TASK INPUT:
+--
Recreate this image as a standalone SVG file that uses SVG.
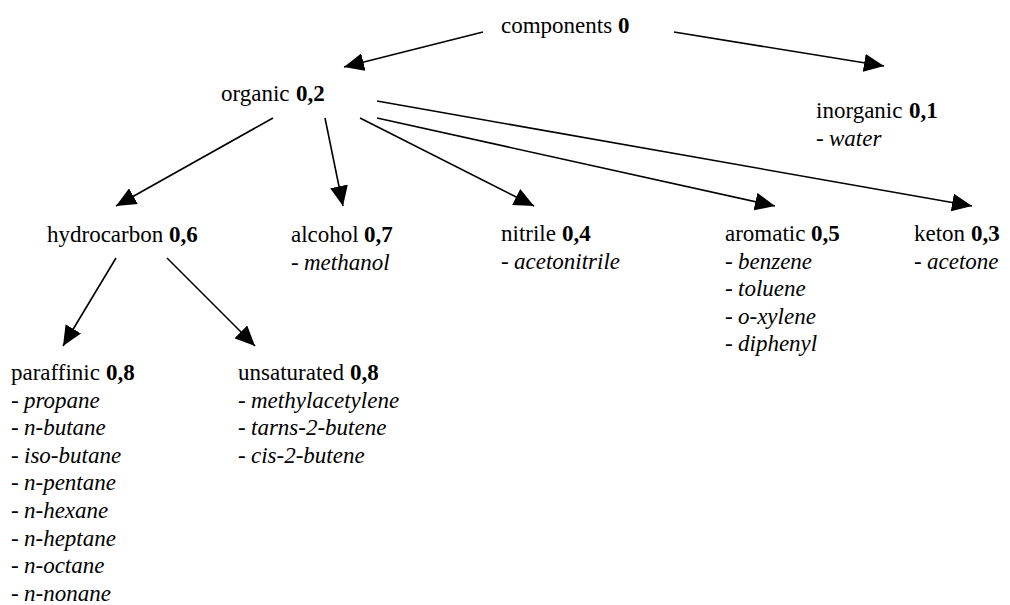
+--
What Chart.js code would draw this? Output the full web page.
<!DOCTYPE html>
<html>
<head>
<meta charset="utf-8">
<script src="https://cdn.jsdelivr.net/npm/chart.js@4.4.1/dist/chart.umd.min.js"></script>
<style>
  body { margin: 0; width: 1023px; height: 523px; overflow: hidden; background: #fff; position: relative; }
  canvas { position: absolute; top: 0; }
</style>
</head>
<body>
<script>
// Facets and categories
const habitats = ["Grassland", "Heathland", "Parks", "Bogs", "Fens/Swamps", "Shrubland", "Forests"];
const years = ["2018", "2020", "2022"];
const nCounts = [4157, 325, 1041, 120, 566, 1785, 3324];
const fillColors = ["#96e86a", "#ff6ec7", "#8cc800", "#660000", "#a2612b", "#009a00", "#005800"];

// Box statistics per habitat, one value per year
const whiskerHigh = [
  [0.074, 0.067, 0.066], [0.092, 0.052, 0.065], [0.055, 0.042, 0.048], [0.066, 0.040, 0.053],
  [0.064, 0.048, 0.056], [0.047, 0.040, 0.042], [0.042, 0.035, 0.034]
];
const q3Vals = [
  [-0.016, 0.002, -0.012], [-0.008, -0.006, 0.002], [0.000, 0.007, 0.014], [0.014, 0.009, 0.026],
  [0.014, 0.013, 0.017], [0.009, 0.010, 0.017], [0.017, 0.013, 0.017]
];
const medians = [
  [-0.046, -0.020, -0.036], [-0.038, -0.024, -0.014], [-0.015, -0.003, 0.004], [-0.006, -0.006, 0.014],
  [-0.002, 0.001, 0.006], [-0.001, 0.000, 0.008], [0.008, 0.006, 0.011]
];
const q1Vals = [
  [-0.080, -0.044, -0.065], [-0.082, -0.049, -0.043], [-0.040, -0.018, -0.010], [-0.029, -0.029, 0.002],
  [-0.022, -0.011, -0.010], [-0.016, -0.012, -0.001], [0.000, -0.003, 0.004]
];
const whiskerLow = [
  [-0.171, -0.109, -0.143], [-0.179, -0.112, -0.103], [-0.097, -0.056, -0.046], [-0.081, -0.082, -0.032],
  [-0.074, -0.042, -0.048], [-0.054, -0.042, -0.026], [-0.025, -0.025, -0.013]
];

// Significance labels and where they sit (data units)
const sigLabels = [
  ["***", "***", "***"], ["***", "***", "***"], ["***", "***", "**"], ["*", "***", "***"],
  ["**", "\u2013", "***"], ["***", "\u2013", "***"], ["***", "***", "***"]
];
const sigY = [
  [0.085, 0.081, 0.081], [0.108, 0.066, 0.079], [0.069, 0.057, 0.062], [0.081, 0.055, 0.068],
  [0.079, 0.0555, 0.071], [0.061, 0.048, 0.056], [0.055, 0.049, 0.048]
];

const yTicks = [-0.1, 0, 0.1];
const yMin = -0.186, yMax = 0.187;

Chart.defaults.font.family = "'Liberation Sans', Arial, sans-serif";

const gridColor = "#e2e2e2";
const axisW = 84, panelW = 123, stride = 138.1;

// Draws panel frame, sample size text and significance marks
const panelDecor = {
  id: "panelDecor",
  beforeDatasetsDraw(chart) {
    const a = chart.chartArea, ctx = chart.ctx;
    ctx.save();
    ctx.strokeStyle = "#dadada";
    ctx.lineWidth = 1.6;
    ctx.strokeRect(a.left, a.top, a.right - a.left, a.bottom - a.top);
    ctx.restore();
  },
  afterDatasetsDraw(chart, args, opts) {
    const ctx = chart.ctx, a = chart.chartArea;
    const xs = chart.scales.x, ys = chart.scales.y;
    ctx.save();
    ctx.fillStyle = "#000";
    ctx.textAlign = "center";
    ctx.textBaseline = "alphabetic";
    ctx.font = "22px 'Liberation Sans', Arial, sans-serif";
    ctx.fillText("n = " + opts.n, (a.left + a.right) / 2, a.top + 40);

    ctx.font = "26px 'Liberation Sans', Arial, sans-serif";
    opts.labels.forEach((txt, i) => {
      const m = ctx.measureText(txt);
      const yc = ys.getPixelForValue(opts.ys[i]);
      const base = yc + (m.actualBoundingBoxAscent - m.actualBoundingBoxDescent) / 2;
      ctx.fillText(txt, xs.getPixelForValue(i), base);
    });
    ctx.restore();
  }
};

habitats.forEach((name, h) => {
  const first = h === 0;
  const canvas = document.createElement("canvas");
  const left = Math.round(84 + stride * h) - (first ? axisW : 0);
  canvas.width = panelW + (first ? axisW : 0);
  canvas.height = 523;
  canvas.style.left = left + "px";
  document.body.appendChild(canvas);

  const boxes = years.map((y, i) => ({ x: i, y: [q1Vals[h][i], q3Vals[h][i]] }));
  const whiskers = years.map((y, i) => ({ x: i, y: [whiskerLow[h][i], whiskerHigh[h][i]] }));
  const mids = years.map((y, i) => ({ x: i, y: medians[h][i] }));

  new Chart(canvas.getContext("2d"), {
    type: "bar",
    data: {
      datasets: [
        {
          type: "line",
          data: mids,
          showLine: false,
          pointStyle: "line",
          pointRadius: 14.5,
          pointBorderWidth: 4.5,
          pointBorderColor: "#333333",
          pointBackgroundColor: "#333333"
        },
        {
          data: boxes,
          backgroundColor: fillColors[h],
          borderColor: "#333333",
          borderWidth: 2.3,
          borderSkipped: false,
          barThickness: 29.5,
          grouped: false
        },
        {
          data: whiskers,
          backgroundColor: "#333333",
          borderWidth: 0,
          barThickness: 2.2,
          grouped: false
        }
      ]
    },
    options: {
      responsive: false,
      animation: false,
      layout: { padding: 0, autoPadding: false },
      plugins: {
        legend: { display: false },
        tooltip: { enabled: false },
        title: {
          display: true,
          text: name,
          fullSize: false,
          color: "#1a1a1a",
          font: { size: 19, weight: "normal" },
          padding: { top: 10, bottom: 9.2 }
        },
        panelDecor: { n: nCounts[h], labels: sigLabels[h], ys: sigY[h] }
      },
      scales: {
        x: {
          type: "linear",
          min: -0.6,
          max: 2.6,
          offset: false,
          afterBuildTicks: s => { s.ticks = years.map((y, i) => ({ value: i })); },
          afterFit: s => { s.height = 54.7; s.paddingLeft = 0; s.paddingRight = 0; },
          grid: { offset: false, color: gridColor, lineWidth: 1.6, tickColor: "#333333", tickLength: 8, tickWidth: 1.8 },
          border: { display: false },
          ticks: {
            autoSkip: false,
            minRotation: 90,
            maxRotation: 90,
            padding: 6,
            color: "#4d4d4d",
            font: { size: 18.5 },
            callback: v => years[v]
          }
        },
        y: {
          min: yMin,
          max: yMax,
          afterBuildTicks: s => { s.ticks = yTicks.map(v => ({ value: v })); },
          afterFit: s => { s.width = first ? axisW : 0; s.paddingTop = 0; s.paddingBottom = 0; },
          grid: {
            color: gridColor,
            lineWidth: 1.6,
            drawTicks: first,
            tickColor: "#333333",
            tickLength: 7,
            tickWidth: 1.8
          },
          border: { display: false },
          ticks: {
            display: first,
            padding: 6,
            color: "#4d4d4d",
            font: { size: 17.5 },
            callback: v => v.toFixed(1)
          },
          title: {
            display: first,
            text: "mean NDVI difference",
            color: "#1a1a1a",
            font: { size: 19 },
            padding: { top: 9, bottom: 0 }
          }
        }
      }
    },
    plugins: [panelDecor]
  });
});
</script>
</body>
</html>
+--
AIM: Check the data for the word "this" and pull out the lines that have it.

CORRECT OUTPUT:
Recreate this image as a standalone SVG file that uses SVG.
What Chart.js code would draw this? Output the full web page.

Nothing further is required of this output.